Boualem Sansal est une grande voix de la littérature francophone contemporaine, auteur d'une œuvre engagée contre l'obscurantisme et pour la démocratie, sans tabou, parfois caustique.

- Soupçons d'islamophobie -

Né en 1949 à Theniet El Had d'un père d'origine marocaine et d'une mère éduquée à la française, il commence à écrire à 48 ans et publie son premier roman, "Le Serment des Barbares", deux ans plus tard. Il y raconte la montée en puissance des intégristes qui a contribué à faire plonger l'Algérie dans une "décennie noire" ayant fait 200.000 morts entre 1992 et 2002.

Après une carrière d'enseignant, de chef d'entreprise et de haut fonctionnaire, il est limogé en 2003 du ministère algérien de l'Industrie pour sa position critique sur le pouvoir.

En 2019, il participe à Alger aux manifestations qui conduisent à la démission du président Abdelaziz Bouteflika.

Parmi ses titres, "Le village de l'Allemand" (2008), censuré dans son pays d'origine, invoque à la fois la Shoah, la guerre civile en Algérie et la vie des Algériens dans les banlieues françaises.

Dans "2084, la fin du monde" (2015), il dénonce la menace que fait poser le radicalisme religieux sur les démocraties, en imaginant l'islamisme au pouvoir.

Ses mises en garde de l'Europe contre ce danger ont valu à cet athée revendiqué de solides inimitiés.
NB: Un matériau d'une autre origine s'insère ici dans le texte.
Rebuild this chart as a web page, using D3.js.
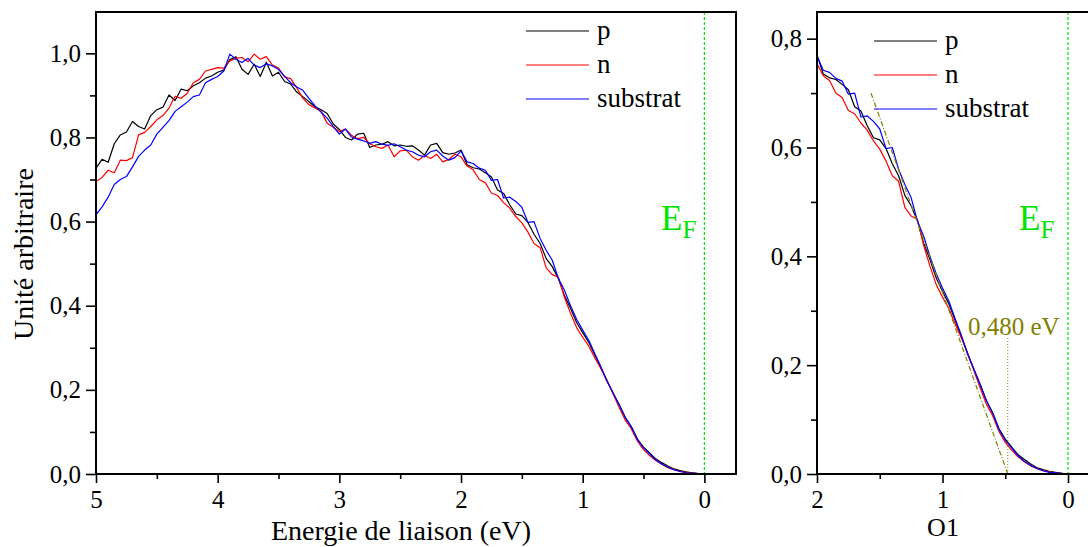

Et le soutien d'intellectuels et de médias de droite et d'extrême droite, applaudissant ses déclarations sur un "ordre islamique" qui tenterait "de s'installer en France".

En Algérie, les menaces ont redoublé depuis qu'il s'est rendu en Israël pour recevoir un prix littéraire en 2014.

Boualem Sansal se défend inlassablement des soupçons d'islamophobie. "Je n'ai jamais dit quoi que ce soit contre l'islam qui justifierait cette accusation" mais, "ce que je n'ai cessé de dénoncer, c'est l'instrumentalisation de l'islam à des fins politiques et sociales", expliquait-il à l'AFP en 2017.